В начале 1946 года юный Лем дебютировал небольшим романом «Человек с Марса» («Człowiek z Marsa»), написанным под впечатлением от книг Герберта Уэллса. В романе впервые прозвучала одна из главных идей писателя, которую он многократно обыгрывал в последующих произведениях, а именно – тезис, что полноценный контакт между разнопланетными цивилизациями принципиально невозможен. Позднее Лем писал по поводу «Человека с Марса»: «Я <…> отчасти поражен, что некоторые сюжетные линии и лейтмотивы, которые неоднократно повторяются в моих зрелых работах, сначала появились в виде крохотных, еще не проросших семян уже в том незамысловатом прологе к моей литературе, а значит, и ко всей моей жизни».[85]
Сделав такое заявление, Станислав Лем не преувеличивал. Проблематике антагонистического контакта он посвятил как свои первые две научно-фантастические книги «Астронавты» («Astronauci», 1951) и «Магелланово Облако» («Obłok Magellana», 1955), так и последнюю – «Фиаско» («Fiasko», 1986). Больше того, чтобы подчеркнуть свою идею на уровне художественного обобщения, он прибег к неожиданному приему – в этих текстах он ни разу не показал инопланетян, с которыми земляне пытаются вступить в контакт; они остаются внешней силой, лишенной персонификации.
Интересно, что после первой публикации «Магелланова Облака», отвечая на вопросы читателей, Лем объяснил свое решение так: «Не хотел! <…> Не хотел потому, что считаю, что тогда попал бы в так называемую “blague pure”, то есть чистую выдумку и враки. <…> Если задуматься над тем, откуда можно почерпнуть знания (хотя бы даже самые начальные) о внешнем виде таких существ, то окажется, что их почерпнуть неоткуда. <…> О существах с другой планеты я не пытался что-либо говорить, кроме того, что они существуют, потому что о них ни наука о развитии общества, ни какая-либо иная область знания ничего сегодня нам сообщить не может. Если бы я захотел эти существа описывать, то пришлось бы полностью положиться на воображение, причем не на восемьдесят или даже не на девяносто, а на все сто процентов – а делать это (по крайней мере всерьез) я не люблю».[86] Однако позднее Станислав Лем неоднократно и подробно описывал самых причудливых инопланетян: достаточно вспомнить силиконовых ардритов планеты Энтеропия («Podróż czternasta», 1956) или разумный океан планеты Солярис («Solaris», 1961).
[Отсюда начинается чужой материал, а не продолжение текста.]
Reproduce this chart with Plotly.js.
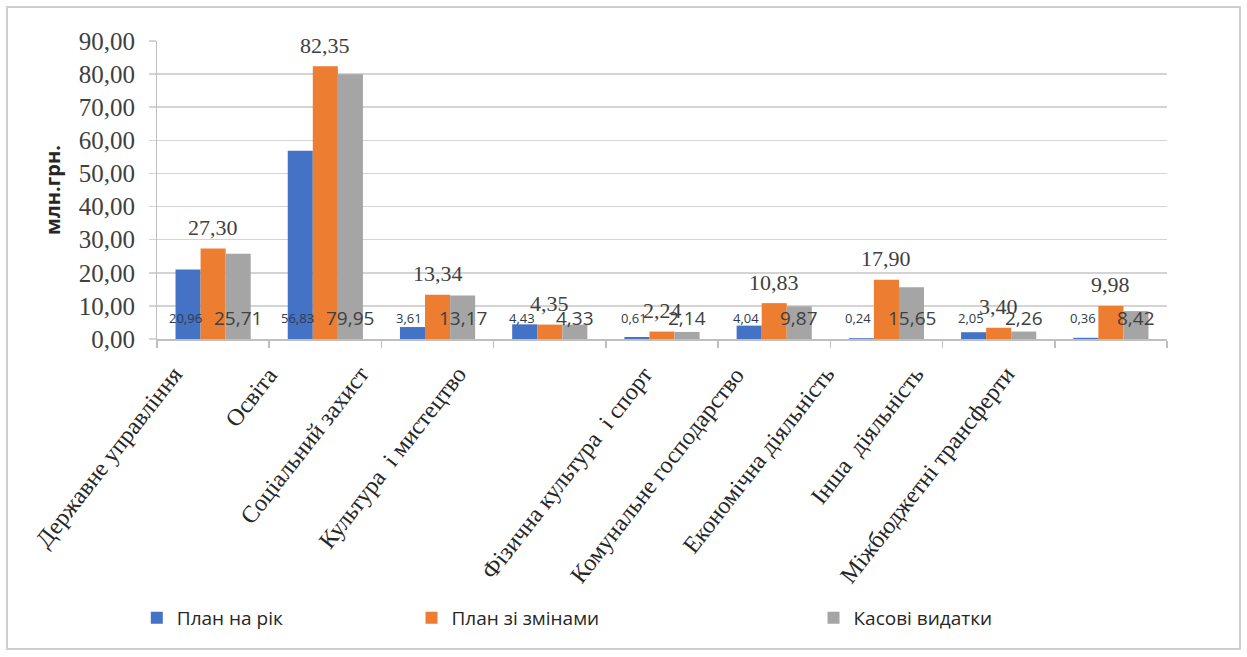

Таким образом, почти в самом начале своей литературной карьеры Станислав Лем отказался от принципа научной достоверности в фантастике, который вроде бы недавно вызывающе отстаивал. Но в действительности надлом случился еще раньше – сразу после выхода «Астронавтов».
Первый большой роман в расчете на книжное издание, которое открывало бы молодому литератору путь в Союз писателей, придавая профессиональный статус его деятельности, Станислав Лем написал по прямому заказу. Однажды на отдыхе Лем встретился с варшавским издателем и завел с ним разговор о том, какой должна быть польская фантастика, которая в то время была представлена одиночными текстами. Слово за слово, и Лем взялся сделать роман, который мог бы составить конкуренцию лучшим мировым образчикам того времени. И сделал.
Ознакомительная версия.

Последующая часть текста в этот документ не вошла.